On Thursday, the U.S. government will issue its weekly estimate of gas stockpiles. And based on a Bloomberg New Energy Finance analysis, the report may show a gain of only 8 billion cubic feet. That’d be the smallest increase for this time of year since supplies of the heating fuel declined in 2006. (Back then, a combination of nuclear shutdowns and an early chill had power plants plowing through gas.)
A small inventory gain would be a rare win for bulls this time of year, when gas suppliers are typically racing to store the fuel in preparation for the peak demand season. A cold snap to thank for stoking demand sooner. Temperatures are forecast to continue to dip well below normal from the U.S. Pacific Northwest to the Northeast through Nov. 10. As a result, natural gas burn may jump 24 percent in the Midwest alone from a year earlier, according to Bloomberg New Energy Finance.

The early demand surge threatens to exacerbate already-tight supplies and could lead to price spikes during the heating season, should cargoes of liquefied natural gas continue to leave U.S. shores.
“We’re seeing a lot more demand than anticipated, and you’re probably going to see some pullback in production as well on seasonal maintenance,” Phil Flynn, senior market analyst for Price Futures Group, said by phone. “When you compare that to the five-year average, it makes it look a lot more bullish.” Natural gas has continued to flow out of massive shale formations in the eastern U.S. at record-high levels, and that should help prevent major supply constraints, Bloomberg New Energy Finance Analyst Het Shah said.

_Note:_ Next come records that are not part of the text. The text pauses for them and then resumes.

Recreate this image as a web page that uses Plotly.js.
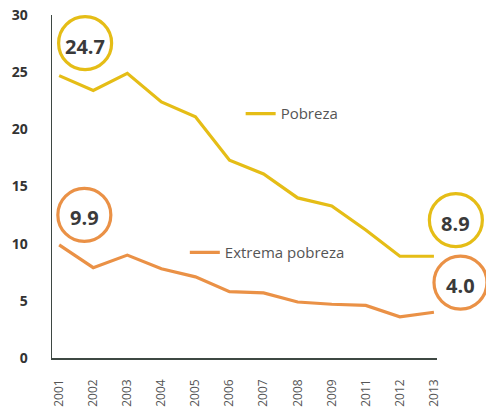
<!DOCTYPE html>
<html>
<head>
<meta charset="utf-8">
<script src="https://cdn.plot.ly/plotly-3.0.1.min.js"></script>
<style>
  html, body { margin: 0; padding: 0; background: #ffffff; }
  #chart { width: 486px; height: 408px; }
</style>
</head>
<body>
<div id="chart"></div>
<script>
// Data (percent of population)
const years = ["2001", "2002", "2003", "2004", "2005", "2006", "2007", "2008", "2009", "2011", "2012", "2013"];
const pobreza = [24.7, 23.4, 24.9, 22.4, 21.1, 17.3, 16.1, 14.0, 13.3, 11.2, 8.9, 8.9];
const extremaPobreza = [9.9, 7.9, 9.0, 7.8, 7.1, 5.8, 5.7, 4.9, 4.7, 4.6, 3.6, 4.0];
const seriesNames = ["Pobreza", "Extrema pobreza"];
const yTicks = [0, 5, 10, 15, 20, 25, 30];

const YELLOW = "#E5BD16";
const ORANGE = "#EA9146";
const FONT = "Open Sans, Noto Sans, sans-serif";

const traces = [
  {
    x: years, y: pobreza, name: seriesNames[0], type: "scatter", mode: "lines",
    line: { color: YELLOW, width: 3.2 }, legend: "legend", hoverinfo: "x+y"
  },
  {
    x: years, y: extremaPobreza, name: seriesNames[1], type: "scatter", mode: "lines",
    line: { color: ORANGE, width: 3.2 }, legend: "legend2", hoverinfo: "x+y"
  }
];

// circled value callouts (first and last values of each series)
const callouts = [
  { text: pobreza[0].toFixed(1), color: YELLOW, x: 0.086, y: 0.918 },
  { text: extremaPobreza[0].toFixed(1), color: ORANGE, x: 0.084, y: 0.417 },
  { text: pobreza[pobreza.length - 1].toFixed(1), color: YELLOW, x: 1.049, y: 0.402 },
  { text: extremaPobreza[extremaPobreza.length - 1].toFixed(1), color: ORANGE, x: 1.061, y: 0.220 }
];

const R = 26.5;
const shapes = callouts.map(c => ({
  type: "circle", xref: "paper", yref: "paper",
  xsizemode: "pixel", ysizemode: "pixel",
  xanchor: c.x, yanchor: c.y,
  x0: -R, x1: R, y0: -R, y1: R,
  line: { color: c.color, width: 3.2 },
  fillcolor: "rgba(255,255,255,0)",
  layer: "above"
}));

const annotations = callouts.map(c => ({
  text: "<b>" + c.text + "</b>",
  xref: "paper", yref: "paper", x: c.x, y: c.y,
  xanchor: "center", yanchor: "middle", yshift: -3,
  showarrow: false,
  font: { family: FONT, size: 20, color: "#3a3a3a" }
}));

const legendFont = { family: FONT, size: 15, color: "#555555" };

const layout = {
  width: 486, height: 408,
  margin: { l: 52, r: 49, t: 15, b: 50 },
  paper_bgcolor: "#ffffff", plot_bgcolor: "#ffffff",
  font: { family: FONT },
  showlegend: true,
  legend: {
    x: 0.49, y: 0.712, xanchor: "left", yanchor: "middle",
    bgcolor: "rgba(0,0,0,0)", borderwidth: 0, font: legendFont
  },
  legend2: {
    x: 0.345, y: 0.307, xanchor: "left", yanchor: "middle",
    bgcolor: "rgba(0,0,0,0)", borderwidth: 0, font: legendFont
  },
  xaxis: {
    type: "category", range: [-0.21, 11.09],
    showline: true, linecolor: "#3e4843", linewidth: 1.5,
    showgrid: false, zeroline: false, ticks: "",
    tickangle: -90, ticklabelstandoff: 15,
    tickfont: { family: FONT, size: 12, color: "#555555" }
  },
  yaxis: {
    range: [0, 30], tickvals: yTicks, ticktext: yTicks.map(String),
    showline: true, linecolor: "#3e4843", linewidth: 1.5,
    showgrid: false, zeroline: false, ticks: "",
    ticklabelstandoff: 20,
    tickfont: { family: FONT, size: 14, color: "#333333", weight: "bold" }
  },
  shapes: shapes,
  annotations: annotations
};

Plotly.newPlot("chart", traces, layout, { displayModeBar: false, staticPlot: true });
</script>
</body>
</html>
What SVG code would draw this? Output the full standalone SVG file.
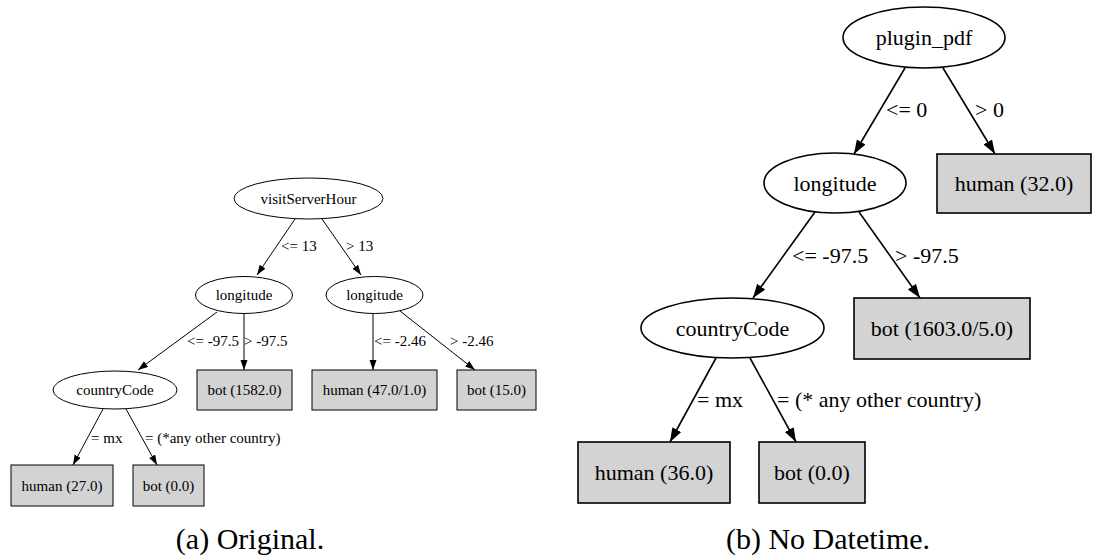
<svg xmlns="http://www.w3.org/2000/svg" width="1094" height="560" viewBox="0 0 1094 560">
<style>
text{font-family:'Liberation Serif','DejaVu Serif',serif;fill:#000}
.s{font-size:15px}
.b{font-size:22px}
.cap{font-size:30px}
.n1{fill:#fff;stroke:#000;stroke-width:1}
.n2{fill:#fff;stroke:#000;stroke-width:1.6}
.l1{fill:#d3d3d3;stroke:#000;stroke-width:1}
.l2{fill:#d3d3d3;stroke:#000;stroke-width:1.6}
.e1{stroke:#000;stroke-width:1;fill:none;marker-end:url(#a1)}
.e2{stroke:#000;stroke-width:1.6;fill:none;marker-end:url(#a2)}
</style>
<defs>
<marker id="a1" markerUnits="userSpaceOnUse" markerWidth="11" markerHeight="8" refX="10" refY="3.5" orient="auto"><path d="M0,0 L10,3.5 L0,7 z" fill="#000"/></marker>
<marker id="a2" markerUnits="userSpaceOnUse" markerWidth="15" markerHeight="11" refX="14" refY="5" orient="auto"><path d="M0,0 L14,5 L0,10 z" fill="#000"/></marker>
</defs>
<g id="connectors">
<path class="e1" d="M295,219 L257,275"/>
<path class="e1" d="M322,219 L361,275"/>
<path class="e1" d="M217,312 L138,370"/>
<path class="e1" d="M244,314 L244,370"/>
<path class="e1" d="M373,314 L373,370"/>
<path class="e1" d="M400,311 L475,370"/>
<path class="e1" d="M103,409 L73,465"/>
<path class="e1" d="M126,409 L157,465"/>
<path class="e2" d="M905,68 L854,154"/>
<path class="e2" d="M943,68 L995,154"/>
<path class="e2" d="M815,212 L753,298"/>
<path class="e2" d="M859,212 L920,298"/>
<path class="e2" d="M716,358 L670,442"/>
<path class="e2" d="M750,358 L796,442"/>
</g>
<g id="edge-labels">
<text class="s" x="281" y="251" font-family="Liberation Serif">&lt;= 13</text>
<text class="s" x="346" y="251">&gt; 13</text>
<text class="s" x="187" y="346">&lt;= -97.5</text>
<text class="s" x="244" y="346">&gt; -97.5</text>
<text class="s" x="374" y="346">&lt;= -2.46</text>
<text class="s" x="450" y="346">&gt; -2.46</text>
<text class="s" x="91" y="443">= mx</text>
<text class="s" x="145" y="443">= (*any other country)</text>
<text class="b" x="886" y="117">&lt;= 0</text>
<text class="b" x="975" y="117">&gt; 0</text>
<text class="b" x="792" y="263">&lt;= -97.5</text>
<text class="b" x="895" y="263">&gt; -97.5</text>
<text class="b" x="697" y="407">= mx</text>
<text class="b" x="777" y="407">= (* any other country)</text>
</g>
<g id="a-visitServerHour"><ellipse class="n1" cx="308.5" cy="198.5" rx="74.5" ry="20.5"/><text class="s" x="308.5" y="203.5" text-anchor="middle">visitServerHour</text></g>
<g id="a-longitude1"><ellipse class="n1" cx="244" cy="295" rx="48.5" ry="18.5"/><text class="s" x="244" y="300" text-anchor="middle">longitude</text></g>
<g id="a-longitude2"><ellipse class="n1" cx="374.5" cy="295" rx="48.5" ry="18.5"/><text class="s" x="374.5" y="300" text-anchor="middle">longitude</text></g>
<g id="a-countryCode"><ellipse class="n1" cx="115" cy="390" rx="62" ry="19"/><text class="s" x="115" y="395" text-anchor="middle">countryCode</text></g>
<g id="a-bot1582"><rect class="l1" x="197" y="370" width="95" height="40"/><text class="s" x="244.5" y="395" text-anchor="middle">bot (1582.0)</text></g>
<g id="a-human47"><rect class="l1" x="312" y="370" width="125" height="40"/><text class="s" x="374.5" y="395" text-anchor="middle">human (47.0/1.0)</text></g>
<g id="a-bot15"><rect class="l1" x="457" y="370" width="79" height="40"/><text class="s" x="496.5" y="395" text-anchor="middle">bot (15.0)</text></g>
<g id="a-human27"><rect class="l1" x="11" y="465" width="102" height="41"/><text class="s" x="62" y="490.5" text-anchor="middle">human (27.0)</text></g>
<g id="a-bot0"><rect class="l1" x="133" y="465" width="71" height="41"/><text class="s" x="168.5" y="490.5" text-anchor="middle">bot (0.0)</text></g>
<g id="b-plugin_pdf"><ellipse class="n2" cx="924" cy="37.5" rx="81" ry="30.5"/><text class="b" x="924" y="45" text-anchor="middle">plugin_pdf</text></g>
<g id="b-human32"><rect class="l2" x="937" y="154" width="154" height="59"/><text class="b" x="1014" y="191" text-anchor="middle">human (32.0)</text></g>
<g id="b-longitude"><ellipse class="n2" cx="835" cy="183" rx="71" ry="30"/><text class="b" x="835" y="190.5" text-anchor="middle">longitude</text></g>
<g id="b-countryCode"><ellipse class="n2" cx="732.5" cy="328" rx="91.5" ry="30"/><text class="b" x="732.5" y="335.5" text-anchor="middle">countryCode</text></g>
<g id="b-bot1603"><rect class="l2" x="854" y="298" width="176" height="61"/><text class="b" x="942" y="336" text-anchor="middle">bot (1603.0/5.0)</text></g>
<g id="b-human36"><rect class="l2" x="578" y="442" width="152" height="61"/><text class="b" x="654" y="480" text-anchor="middle">human (36.0)</text></g>
<g id="b-bot0"><rect class="l2" x="759" y="442" width="106" height="61"/><text class="b" x="812" y="480" text-anchor="middle">bot (0.0)</text></g>
<g id="captions">
<text class="cap" x="250" y="549" text-anchor="middle">(a) Original.</text>
<text class="cap" x="828" y="549" text-anchor="middle">(b) No Datetime.</text>
</g>
</svg>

But several pipelines proposed to carry gas out of those reservoirs are facing setbacks.

On Monday alone, TransCanada Corp. delayed the startup of its Leach Xpress gas project, which will ship Appalachian supplies, to January from Nov. 1, and Williams Partners LP was forced to temporarily halt construction on its Atlantic Sunrise project, also planned to deliver shale gas, due to a court order.